Utilizing the solid residue of each experiment as the feed stock of next gasification experiments showed that carbon conversion in coal particles plays a crucial role in interaction between char particles and slag layer. Char particles rarely stick to other particles on the wall and mostly stick to molten slag layer at high carbon conversion. The SEM/EDX analysis of char particles with different carbon conversion showed that in particles with high carbon conversion more sticky mineral particles are exposed to the surface of char particle making it very sticky which is likely to stick to wall at high temperatures.

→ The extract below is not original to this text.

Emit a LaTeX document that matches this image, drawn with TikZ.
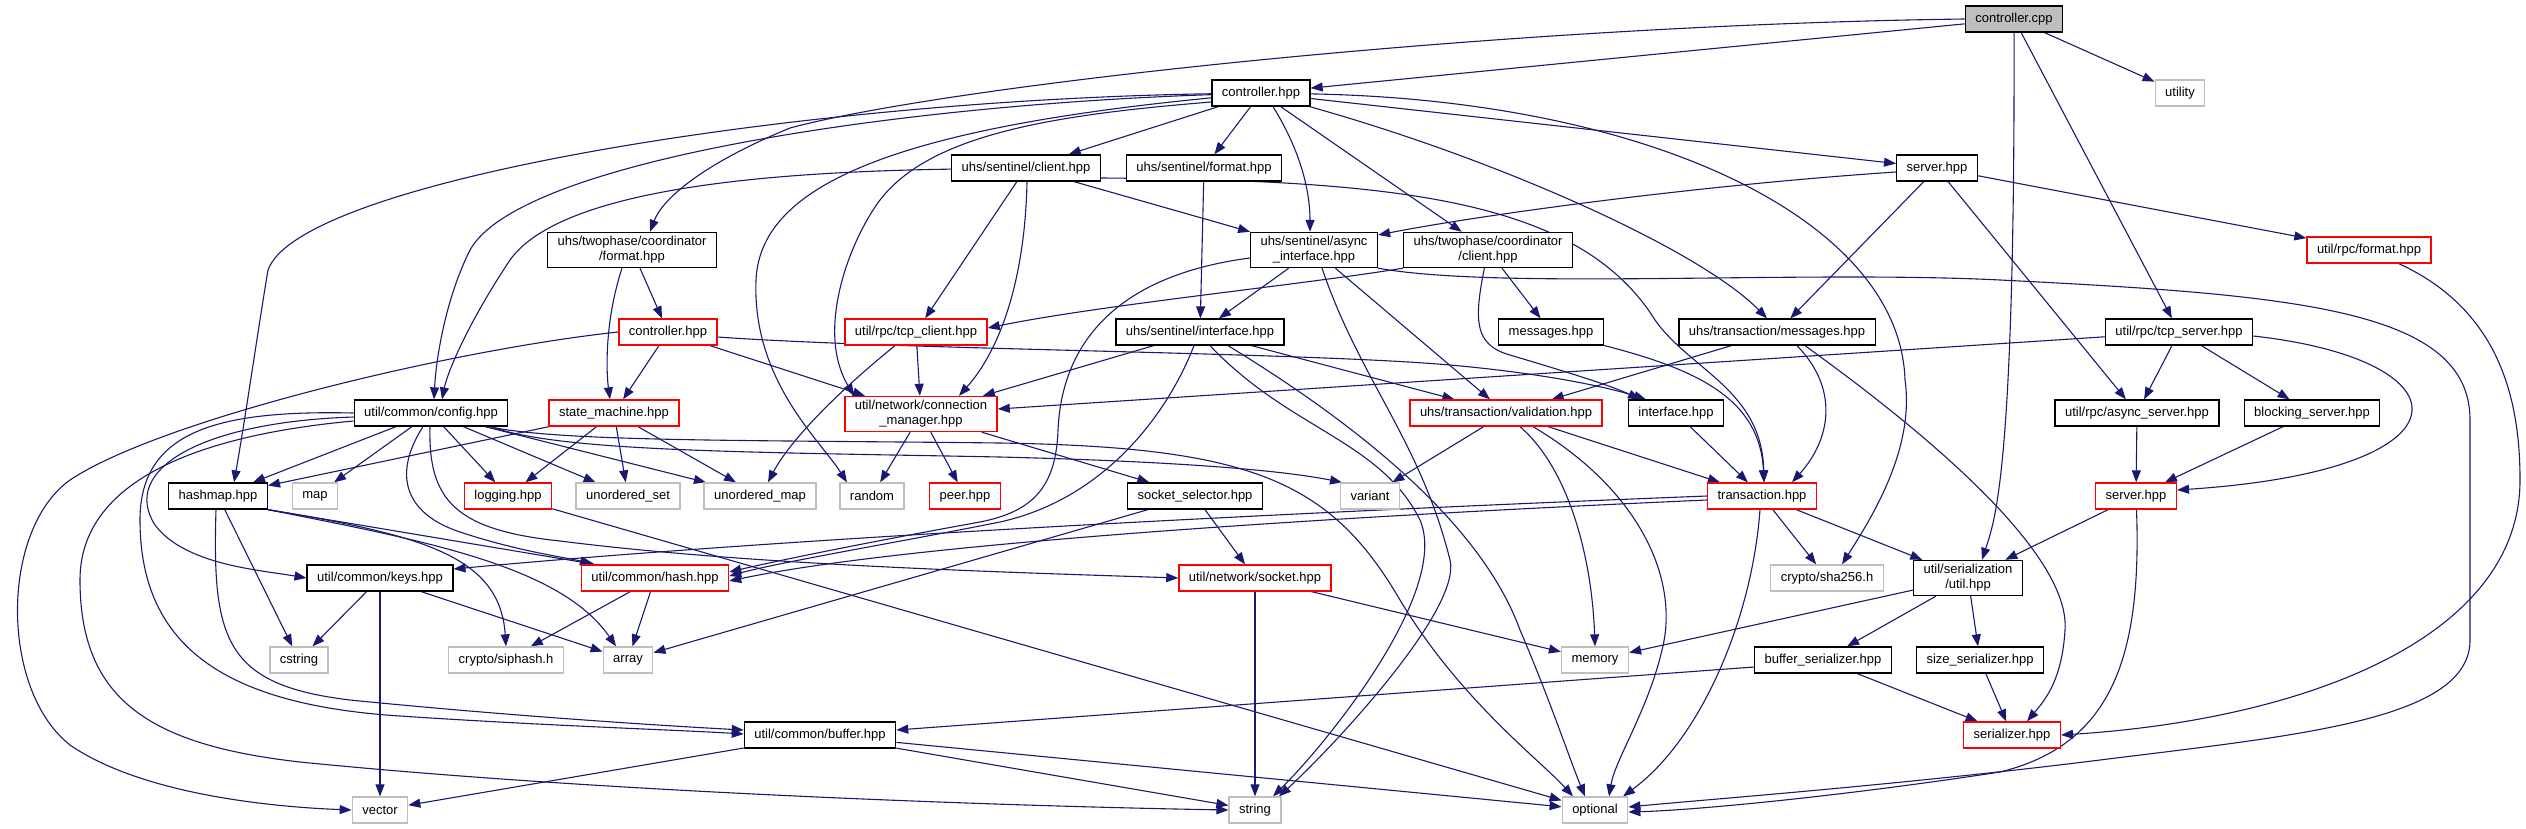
\documentclass[tikz,border=0pt]{standalone}
\usepackage{fontspec}
\setmainfont{Liberation Sans}
\usetikzlibrary{arrows.meta}
\definecolor{edgeblue}{HTML}{191970}
\definecolor{extgray}{HTML}{BFBFBF}
\pgfdeclarelayer{bg}
\pgfsetlayers{bg,main}
\begin{document}
\begin{tikzpicture}[x=1pt,y=-1pt, every node/.style={font=\fontsize{13}{15}\selectfont}]
  \tikzstyle{box}=[draw=black,line width=1.3pt,fill=white,inner xsep=10pt,inner ysep=4pt,minimum height=26pt,align=center]
  \tikzstyle{trunc}=[box,draw=red]
  \tikzstyle{ext}=[box,draw=extgray]
  \tikzstyle{root}=[box,fill=extgray]
  \tikzstyle{dep}=[draw=edgeblue,line width=1.1pt,-{Triangle[length=12pt,width=9pt]}]
  \useasboundingbox (0,0) rectangle (2526,828);
  \node[root] (cpp) at (2014,19) {controller.cpp};
  \node[box] (chpp) at (1261,93) {controller.hpp};
  \node[ext] (utility) at (2180,93) {utility};
  \node[box] (sclient) at (1026,168) {uhs/sentinel/client.hpp};
  \node[box] (sformat) at (1204,168) {uhs/sentinel/format.hpp};
  \node[box] (srv) at (1937,168) {server.hpp};
  \node[box] (cfmt) at (632,250) {uhs/twophase/coordinator\\/format.hpp};
  \node[box] (async) at (1314,250) {uhs/sentinel/async\\\_interface.hpp};
  \node[box] (cclient) at (1488,250) {uhs/twophase/coordinator\\/client.hpp};
  \node[trunc] (rpcfmt) at (2369,250) {util/rpc/format.hpp};
  \node[trunc] (ctrl) at (668,332) {controller.hpp};
  \node[trunc] (tcpc) at (916,332) {util/rpc/tcp\_client.hpp};
  \node[box] (sif) at (1200,332) {uhs/sentinel/interface.hpp};
  \node[box] (msgs) at (1551,332) {messages.hpp};
  \node[box] (tmsgs) at (1777,332) {uhs/transaction/messages.hpp};
  \node[box] (tcps) at (2179,332) {util/rpc/tcp\_server.hpp};
  \node[box] (config) at (431,413) {util/common/config.hpp};
  \node[trunc] (sm) at (614,413) {state\_machine.hpp};
  \node[trunc] (connmgr) at (921,414) {util/network/connection\\\_manager.hpp};
  \node[trunc] (valid) at (1506,413) {uhs/transaction/validation.hpp};
  \node[box] (iface) at (1676,413) {interface.hpp};
  \node[box] (asrv) at (2137,413) {util/rpc/async\_server.hpp};
  \node[box] (bsrv) at (2312,413) {blocking\_server.hpp};
  \node[box] (hashmap) at (218,496) {hashmap.hpp};
  \node[ext] (map) at (315,496) {map};
  \node[trunc] (logging) at (508,496) {logging.hpp};
  \node[ext] (uset) at (628,496) {unordered\_set};
  \node[ext] (umap) at (760,496) {unordered\_map};
  \node[ext] (random) at (872,496) {random};
  \node[trunc] (peer) at (965,496) {peer.hpp};
  \node[box] (ssel) at (1195,496) {socket\_selector.hpp};
  \node[ext] (variant) at (1370,496) {variant};
  \node[trunc] (tx) at (1762,496) {transaction.hpp};
  \node[trunc] (rsrv) at (2136,496) {server.hpp};
  \node[box] (keys) at (380,578) {util/common/keys.hpp};
  \node[trunc] (hash) at (655,578) {util/common/hash.hpp};
  \node[trunc] (socket) at (1255,578) {util/network/socket.hpp};
  \node[ext] (sha) at (1827,578) {crypto/sha256.h};
  \node[box] (sutil) at (1968,578) {util/serialization\\/util.hpp};
  \node[ext] (cstring) at (299,660) {cstring};
  \node[ext] (siphash) at (506,660) {crypto/siphash.h};
  \node[ext] (array) at (628,660) {array};
  \node[ext] (memory) at (1595,660) {memory};
  \node[box] (bser) at (1823,660) {buffer\_serializer.hpp};
  \node[box] (sser) at (1980,660) {size\_serializer.hpp};
  \node[box] (buffer) at (820,735) {util/common/buffer.hpp};
  \node[trunc] (serializer) at (2012,735) {serializer.hpp};
  \node[ext] (vector) at (380,810) {vector};
  \node[ext] (string) at (1255,810) {string};
  \node[ext] (optional) at (1595,810) {optional};
  \begin{pgfonlayer}{bg}
  \draw[dep] (cpp) -- (chpp);
  \draw[dep] (cpp.west) .. controls (1500,25) and (950,85) .. (790,128) .. controls (700,165) and (662,200) .. ([xshift=18pt]cfmt.north);
  \draw[dep] (cpp) -- (utility);
  \draw[dep] (cpp) -- (tcps);
  \draw[dep] (cpp) .. controls (2015,470) and (1995,520) .. ([xshift=14pt]sutil.north);
  \draw[dep] (chpp) .. controls (900,105) and (520,160) .. (470,250) .. controls (445,300) and (436,360) .. ([xshift=3pt]config.north);
  \draw[dep] (chpp) .. controls (800,100) and (300,180) .. (268,270) .. controls (258,330) and (245,420) .. ([xshift=16pt]hashmap.north);
  \draw[dep] ([yshift=-9pt]chpp.west) .. controls (1050,115) and (930,135) .. (880,200) .. controls (850,240) and (815,330) .. ([xshift=-67pt]connmgr.north);
  \draw[dep] (chpp) .. controls (880,130) and (760,190) .. (756,280) .. controls (752,380) and (820,440) .. ([xshift=-25pt]random.north);
  \draw[dep] (chpp) -- (sclient);
  \draw[dep] (chpp) -- (sformat);
  \draw[dep] ([xshift=12pt]chpp.south) .. controls (1300,150) and (1310,190) .. ([xshift=-4pt]async.north);
  \draw[dep] (chpp) -- (cclient);
  \draw[dep] (chpp) .. controls (1500,160) and (1700,250) .. ([xshift=-10pt]tmsgs.north);
  \draw[dep] (chpp) -- (srv);
  \draw[dep] (chpp) .. controls (1650,100) and (1900,220) .. (1905,380) .. controls (1915,450) and (1870,520) .. ([xshift=15pt]sha.north);
  \draw[dep] (sclient) .. controls (760,172) and (560,190) .. (510,260) .. controls (470,320) and (448,370) .. ([xshift=11pt]config.north);
  \draw[dep] (sclient) -- (async);
  \draw[dep] (sclient) -- (tcpc);
  \draw[dep] ([xshift=1pt]sclient.south) .. controls (1025,280) and (1000,350) .. ([xshift=38pt]connmgr.north);
  \draw[dep] ([yshift=-10pt]sclient.east) .. controls (1400,180) and (1580,200) .. (1655,320) .. controls (1690,370) and (1762,390) .. ([xshift=2pt]tx.north);
  \draw[dep] (sformat) -- (sif);
  \draw[dep] ([yshift=-4pt]srv.west) .. controls (1700,185) and (1480,215) .. ([yshift=15pt]async.east);
  \draw[dep] (srv) -- (tmsgs);
  \draw[dep] (srv) -- (asrv);
  \draw[dep] (srv) -- (rpcfmt);
  \draw[dep] (cfmt) -- (ctrl);
  \draw[dep] ([xshift=-10pt]cfmt.south) .. controls (605,320) and (606,370) .. ([xshift=-4pt]sm.north);
  \draw[dep] (async) -- (sif);
  \draw[dep] ([yshift=-8pt]async.west) .. controls (1120,275) and (1062,340) .. (1058,430) .. controls (1056,490) and (1030,512) .. (980,522) .. controls (880,540) and (780,560) .. ([yshift=6pt]hash.east);
  \draw[dep] (async) -- (valid);
  \draw[dep] ([xshift=8pt]async.south) .. controls (1360,380) and (1420,440) .. (1450,560) .. controls (1462,610) and (1330,750) .. ([xshift=24pt]string.north);
  \draw[dep] (async.south east) .. controls (1500,290) and (1800,270) .. (2000,280) .. controls (2300,295) and (2470,310) .. (2470,420) -- (2470,640) .. controls (2470,720) and (2300,735) .. (2100,760) .. controls (1900,785) and (1700,800) .. ([yshift=3pt]optional.east);
  \draw[dep] (cclient.south west) .. controls (1300,285) and (1100,305) .. ([yshift=4pt]tcpc.east);
  \draw[dep] (cclient) -- (msgs);
  \draw[dep] (cclient) .. controls (1474,320) and (1474,345) .. (1510,355) .. controls (1560,370) and (1610,385) .. ([xshift=-36pt]iface.north);
  \draw[dep] (rpcfmt) .. controls (2500,310) and (2520,400) .. (2520,480) .. controls (2520,640) and (2300,720) .. (serializer.east);
  \draw[dep] (ctrl) -- (sm);
  \draw[dep] (ctrl) -- (connmgr);
  \draw[dep] ([yshift=-5pt]ctrl.east) .. controls (900,350) and (1300,352) .. (1450,365) .. controls (1550,374) and (1610,388) .. ([xshift=-30pt]iface.north);
  \draw[dep] (ctrl.west) .. controls (450,350) and (160,420) .. (70,480) .. controls (0,530) and (0,690) .. (70,745) .. controls (150,800) and (300,808) .. (vector.west);
  \draw[dep] (tcpc) -- (connmgr);
  \draw[dep] ([xshift=-21pt]tcpc.south) .. controls (840,390) and (790,440) .. ([xshift=8pt]umap.north);
  \draw[dep] (sif) -- (connmgr);
  \draw[dep] (sif) -- (valid);
  \draw[dep] ([xshift=-6pt]sif.south) .. controls (1165,420) and (1100,500) .. (1000,522) .. controls (900,542) and (780,562) .. ([yshift=2pt]hash.east);
  \draw[dep] ([xshift=10pt]sif.south) .. controls (1290,430) and (1380,440) .. (1420,520) .. controls (1450,590) and (1330,740) .. ([xshift=18pt]string.north);
  \draw[dep] ([xshift=28pt]sif.south) .. controls (1350,420) and (1480,520) .. (1520,630) .. controls (1550,700) and (1570,760) .. ([xshift=-10pt]optional.north);
  \draw[dep] (msgs) .. controls (1700,370) and (1760,400) .. ([xshift=2pt]tx.north);
  \draw[dep] (tmsgs) -- (valid);
  \draw[dep] ([xshift=20pt]tmsgs.south) .. controls (1840,390) and (1830,440) .. ([xshift=30pt]tx.north);
  \draw[dep] ([xshift=28pt]tmsgs.south) .. controls (1950,450) and (2070,560) .. (2065,630) .. controls (2062,680) and (2045,700) .. ([xshift=15pt]serializer.north);
  \draw[dep] (tcps) -- (connmgr);
  \draw[dep] (tcps) -- (asrv);
  \draw[dep] (tcps) -- (bsrv);
  \draw[dep] ([yshift=-4pt]tcps.east) .. controls (2470,360) and (2480,470) .. ([yshift=6pt]rsrv.east);
  \draw[dep] (asrv) -- (rsrv);
  \draw[dep] (bsrv) -- (rsrv);
  \draw[dep] (config) -- (hashmap);
  \draw[dep] (config) -- (map);
  \draw[dep] (config) -- (logging);
  \draw[dep] (config) -- (uset);
  \draw[dep] (config) -- (umap);
  \draw[dep] ([yshift=-4pt]config.west) .. controls (200,422) and (120,470) .. (155,525) .. controls (185,565) and (260,570) .. (keys.west);
  \draw[dep] (config.west) .. controls (220,410) and (140,430) .. (140,520) .. controls (140,650) and (230,705) .. (400,716) .. controls (550,726) and (680,730) .. ([yshift=1pt]buffer.west);
  \draw[dep] ([yshift=-8pt]config.west) .. controls (200,435) and (80,480) .. (80,580) .. controls (80,700) and (150,745) .. (300,762) .. controls (600,792) and (1000,806) .. (string.west);
  \draw[dep] ([xshift=-8pt]config.south) .. controls (395,470) and (400,512) .. (460,532) .. controls (520,552) and (570,558) .. ([xshift=-63pt]hash.north);
  \draw[dep] ([xshift=-1pt]config.south) .. controls (428,500) and (455,530) .. (560,541) .. controls (750,565) and (1000,572) .. (socket.west);
  \draw[dep] ([xshift=58pt]config.south) .. controls (560,442) and (750,440) .. (1000,443) .. controls (1250,447) and (1330,480) .. (1400,600) .. controls (1460,700) and (1540,760) .. ([xshift=-22pt]optional.north);
  \draw[dep] ([xshift=60pt]config.south) .. controls (560,452) and (750,452) .. (1000,457) .. controls (1200,462) and (1290,472) .. ([xshift=-28pt]variant.north);
  \draw[dep] (sm) -- (hashmap);
  \draw[dep] (sm) -- (logging);
  \draw[dep] (sm) -- (uset);
  \draw[dep] (sm) -- (umap);
  \draw[dep] (connmgr) -- (random);
  \draw[dep] (connmgr) -- (peer);
  \draw[dep] (connmgr) -- (ssel);
  \draw[dep] (hashmap.south east) -- ([xshift=-60pt]hash.north);
  \draw[dep] (hashmap.south east) .. controls (420,535) and (500,555) .. (siphash.north);
  \draw[dep] (hashmap.south east) .. controls (420,540) and (560,565) .. ([xshift=-12pt]array.north);
  \draw[dep] (hashmap) -- (cstring);
  \draw[dep] ([xshift=-2pt]hashmap.south) .. controls (212,640) and (225,685) .. (350,700) .. controls (500,715) and (650,725) .. ([yshift=5pt]buffer.west);
  \draw[dep] (keys) -- (cstring);
  \draw[dep] (keys) -- (vector);
  \draw[dep] (keys) -- (array);
  \draw[dep] (hash) -- (siphash);
  \draw[dep] (hash) -- (array);
  \draw[dep] (logging) -- (optional);
  \draw[dep] (ssel) -- (socket);
  \draw[dep] (ssel) -- (array);
  \draw[dep] (valid) -- (variant);
  \draw[dep] ([xshift=14pt]valid.south) .. controls (1570,470) and (1592,560) .. (memory.north);
  \draw[dep] ([xshift=27pt]valid.south) .. controls (1640,490) and (1680,580) .. (1662,650) .. controls (1648,710) and (1615,760) .. ([xshift=14pt]optional.north);
  \draw[dep] (valid) -- (tx);
  \draw[dep] (iface) -- (tx);
  \draw[dep] (tx) -- (sha);
  \draw[dep] (tx) -- (sutil);
  \draw[dep] ([xshift=-2pt]tx.south) .. controls (1752,620) and (1700,740) .. ([xshift=28pt]optional.north);
  \draw[dep] (tx.west) .. controls (1300,512) and (800,537) .. ([yshift=9pt]keys.east);
  \draw[dep] ([yshift=-4pt]tx.west) .. controls (1300,518) and (900,545) .. ([yshift=-3pt]hash.east);
  \draw[dep] (rsrv) -- (sutil);
  \draw[dep] (rsrv) .. controls (2142,660) and (2110,745) .. (2000,772) .. controls (1850,795) and (1700,810) .. ([yshift=-2pt]optional.east);
  \draw[dep] (sutil) -- (memory);
  \draw[dep] (sutil) -- (bser);
  \draw[dep] (sutil) -- (sser);
  \draw[dep] (socket) -- (string);
  \draw[dep] (socket) -- (memory);
  \draw[dep] ([yshift=-7pt]bser.west) -- ([yshift=5pt]buffer.east);
  \draw[dep] (bser) -- (serializer);
  \draw[dep] (sser) -- (serializer);
  \draw[dep] (buffer) -- (vector);
  \draw[dep] (buffer) -- (string);
  \draw[dep] (buffer) -- (optional);
  \end{pgfonlayer}
\end{tikzpicture}
\end{document}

In order to take into account the carrier gas hydrodynamic and slag layer properties two dimensionless number were used as the particle interaction indexes. Re number is used as index for gas hydrodynamic and We number is used as index for slag layer properties. The experiments were performed for different temperatures and different composition of gasifying agents and at the end of each experiment, Carbon conversion, Re and We number and slag layer thickness were calculated and all the data were gathered in a table. The results showed that when the temperature is lower than the T_cv (temperature of critical viscosity) only particle sintering is likely to occur and having more iron and calcium particles will increase the growth rate of sintered layer and carbon conversion, Re and We number don’t have an essential role. At temperatures higher than T_cv, size and composition of particles, carbon conversion, Re and We are important and there usually will be a critical number for each of these parameters beyond which particles behaviour will change. The results showed that for particles having high carbon conversion and at low Re, blockage is probable when We number is very low. But the role of Re number is different for vertical and inclined walls. Particles are not likely to stick to slag layer on vertical wall at high Re, but they are most likely to stick to slag layer at high Re on inclined slag surfaces. The results also showed that blockage is mostly probable working with feed stock with small size range at temperatures higher than T_cv , very high carbon conversion and very low We. (slag blockage occurred three times and slag  bridging occurred 2 times in our experiments at the bottom of slag collector plates).

Having a data bank for slag blockage probability as a function of operating condition parameters is essentially beneficial in controlling slag flow in gasifiers which is performed in this study. It’s also crucial to extend these data bank for various feed stock compositions which is the next aim of these study which is planned to be done by doing the gasification experiments with different coal blending.